> **Given task**
Transcribe the full listing exactly, and drop every picture.

╭──

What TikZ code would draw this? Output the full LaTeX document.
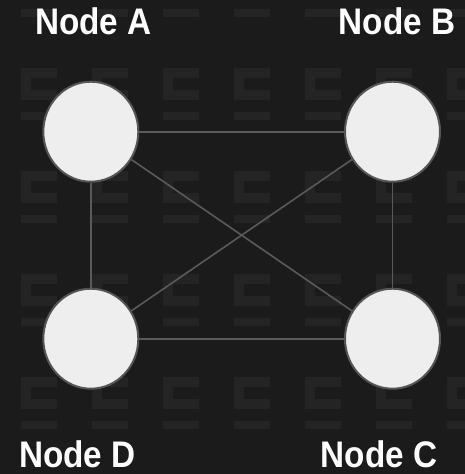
\documentclass[tikz,border=0pt]{standalone}
\usepackage{fontspec}
\newfontfamily\labfont{Liberation Sans}[FakeStretch=0.9]
\definecolor{bgc}{HTML}{1B1B1B}
\definecolor{tilec}{HTML}{242424}
\definecolor{edgec}{HTML}{5A5A5A}
\definecolor{rimc}{HTML}{555555}
\definecolor{fillc}{HTML}{EEEEEE}
\tikzset{
  vertex/.style={ellipse, draw=rimc, line width=2pt, fill=fillc, minimum width=95pt, minimum height=100pt, inner sep=0pt},
  link/.style={draw=edgec, line width=1.6pt},
  lab/.style={text=white, font=\labfont\bfseries\fontsize{37}{40}\selectfont, inner sep=0pt, anchor=base}
}
\usetikzlibrary{shapes.geometric}
\begin{document}
\begin{tikzpicture}[x=1pt,y=-1pt]
\fill[bgc] (0,0) rectangle (465,474);
\useasboundingbox (0,0) rectangle (465,474);
\foreach \cx in {21,92,163,234,305,376,447}{
  \foreach \ry in {-35,68,171,274,377}{
    \fill[tilec] (\cx,\ry) rectangle ++(36,32);
    \fill[bgc] (\cx+10,\ry+10) rectangle ++(26,12);
    \fill[tilec] (\cx,\ry+44) rectangle ++(36,8);
  }
}
\node[vertex] (A) at (90.8,131.7) {};
\node[vertex] (B) at (392.5,131.7) {};
\node[vertex] (C) at (392.5,338.7) {};
\node[vertex] (D) at (90.8,338.7) {};
\path[link] (A) -- (B);
\path[link] (A) -- (D);
\path[link] (B) -- (C);
\path[link] (D) -- (C);
\path[link] (A) -- (C);
\path[link] (B) -- (D);
\node[lab] (la) at (93.5,34.5) {Node A};
\node[lab] (lb) at (397,34.5) {Node B};
\node[lab] (lc) at (379,467.5) {Node C};
\node[lab] (ld) at (77.5,467.5) {Node D};
\end{tikzpicture}
\end{document}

╰──

> **Result of this task**
What TikZ code would draw this? Output the full LaTeX document.
\documentclass[tikz,border=0pt]{standalone}
\usepackage{fontspec}
\newfontfamily\labfont{Liberation Sans}[FakeStretch=0.9]
\definecolor{bgc}{HTML}{1B1B1B}
\definecolor{tilec}{HTML}{242424}
\definecolor{edgec}{HTML}{5A5A5A}
\definecolor{rimc}{HTML}{555555}
\definecolor{fillc}{HTML}{EEEEEE}
\tikzset{
  vertex/.style={ellipse, draw=rimc, line width=2pt, fill=fillc, minimum width=95pt, minimum height=100pt, inner sep=0pt},
  link/.style={draw=edgec, line width=1.6pt},
  lab/.style={text=white, font=\labfont\bfseries\fontsize{37}{40}\selectfont, inner sep=0pt, anchor=base}
}
\usetikzlibrary{shapes.geometric}
\begin{document}
\begin{tikzpicture}[x=1pt,y=-1pt]
\fill[bgc] (0,0) rectangle (465,474);
\useasboundingbox (0,0) rectangle (465,474);
\foreach \cx in {21,92,163,234,305,376,447}{
  \foreach \ry in {-35,68,171,274,377}{
    \fill[tilec] (\cx,\ry) rectangle ++(36,32);
    \fill[bgc] (\cx+10,\ry+10) rectangle ++(26,12);
    \fill[tilec] (\cx,\ry+44) rectangle ++(36,8);
  }
}
\node[vertex] (A) at (90.8,131.7) {};
\node[vertex] (B) at (392.5,131.7) {};
\node[vertex] (C) at (392.5,338.7) {};
\node[vertex] (D) at (90.8,338.7) {};
\path[link] (A) -- (B);
\path[link] (A) -- (D);
\path[link] (B) -- (C);
\path[link] (D) -- (C);
\path[link] (A) -- (C);
\path[link] (B) -- (D);
\node[lab] (la) at (93.5,34.5) {Node A};
\node[lab] (lb) at (397,34.5) {Node B};
\node[lab] (lc) at (379,467.5) {Node C};
\node[lab] (ld) at (77.5,467.5) {Node D};
\end{tikzpicture}
\end{document}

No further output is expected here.